_The exercise:_
Line by line, repeat the data below exactly, beginning at the first line and ending at the line with "(2, 4)), zorder=0)". Omit pictures.

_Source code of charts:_

____________

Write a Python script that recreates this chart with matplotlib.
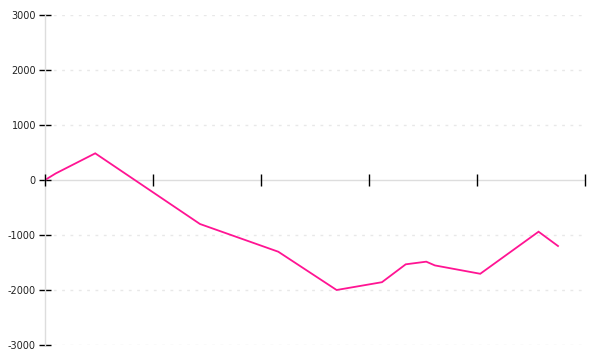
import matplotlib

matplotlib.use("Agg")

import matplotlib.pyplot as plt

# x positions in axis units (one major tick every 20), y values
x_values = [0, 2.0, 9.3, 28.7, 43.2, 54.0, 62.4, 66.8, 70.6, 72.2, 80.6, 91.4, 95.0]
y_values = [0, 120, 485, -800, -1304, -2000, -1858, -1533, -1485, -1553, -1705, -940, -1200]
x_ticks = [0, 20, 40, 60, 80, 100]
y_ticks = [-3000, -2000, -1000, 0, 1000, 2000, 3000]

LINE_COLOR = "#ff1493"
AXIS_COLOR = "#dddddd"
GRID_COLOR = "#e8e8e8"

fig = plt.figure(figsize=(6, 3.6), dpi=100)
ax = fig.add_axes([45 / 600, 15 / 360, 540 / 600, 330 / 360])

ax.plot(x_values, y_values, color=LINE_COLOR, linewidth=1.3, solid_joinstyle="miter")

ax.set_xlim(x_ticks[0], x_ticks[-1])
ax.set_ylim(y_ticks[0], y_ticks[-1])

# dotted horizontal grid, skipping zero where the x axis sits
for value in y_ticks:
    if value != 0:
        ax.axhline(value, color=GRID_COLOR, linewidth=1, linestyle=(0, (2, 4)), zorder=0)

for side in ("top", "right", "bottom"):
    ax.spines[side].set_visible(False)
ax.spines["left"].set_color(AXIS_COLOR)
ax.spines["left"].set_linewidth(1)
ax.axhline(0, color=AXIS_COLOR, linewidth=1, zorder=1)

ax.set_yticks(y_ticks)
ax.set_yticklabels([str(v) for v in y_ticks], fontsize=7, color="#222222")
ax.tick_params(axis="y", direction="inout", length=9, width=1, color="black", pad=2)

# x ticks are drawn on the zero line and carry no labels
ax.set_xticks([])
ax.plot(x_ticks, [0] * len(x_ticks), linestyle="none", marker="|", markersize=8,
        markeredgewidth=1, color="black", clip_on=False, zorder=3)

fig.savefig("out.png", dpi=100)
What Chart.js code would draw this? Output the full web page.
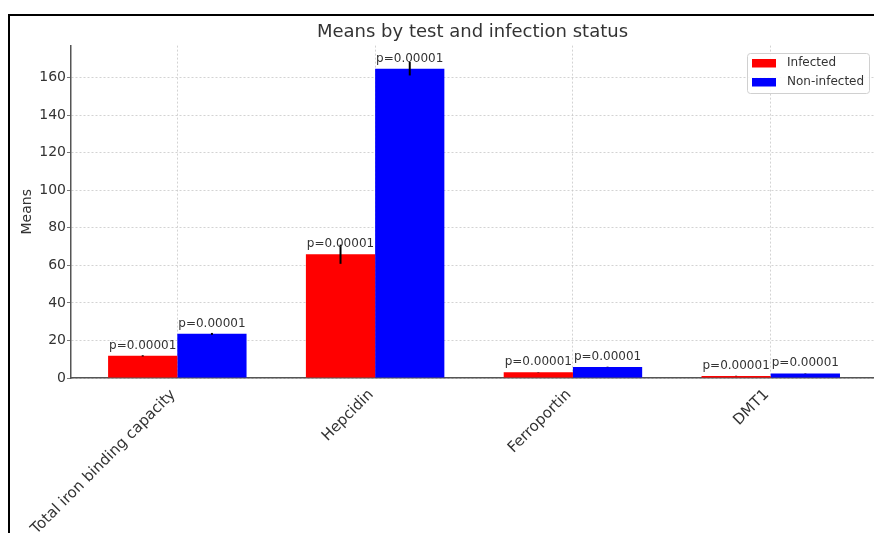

____________

_Exercise solution:_
Write a Python script that recreates this chart with matplotlib.
import matplotlib

matplotlib.use("Agg")

import matplotlib.pyplot as plt

# x positions in axis units (one major tick every 20), y values
x_values = [0, 2.0, 9.3, 28.7, 43.2, 54.0, 62.4, 66.8, 70.6, 72.2, 80.6, 91.4, 95.0]
y_values = [0, 120, 485, -800, -1304, -2000, -1858, -1533, -1485, -1553, -1705, -940, -1200]
x_ticks = [0, 20, 40, 60, 80, 100]
y_ticks = [-3000, -2000, -1000, 0, 1000, 2000, 3000]

LINE_COLOR = "#ff1493"
AXIS_COLOR = "#dddddd"
GRID_COLOR = "#e8e8e8"

fig = plt.figure(figsize=(6, 3.6), dpi=100)
ax = fig.add_axes([45 / 600, 15 / 360, 540 / 600, 330 / 360])

ax.plot(x_values, y_values, color=LINE_COLOR, linewidth=1.3, solid_joinstyle="miter")

ax.set_xlim(x_ticks[0], x_ticks[-1])
ax.set_ylim(y_ticks[0], y_ticks[-1])

# dotted horizontal grid, skipping zero where the x axis sits
for value in y_ticks:
    if value != 0:
        ax.axhline(value, color=GRID_COLOR, linewidth=1, linestyle=(0, (2, 4)), zorder=0)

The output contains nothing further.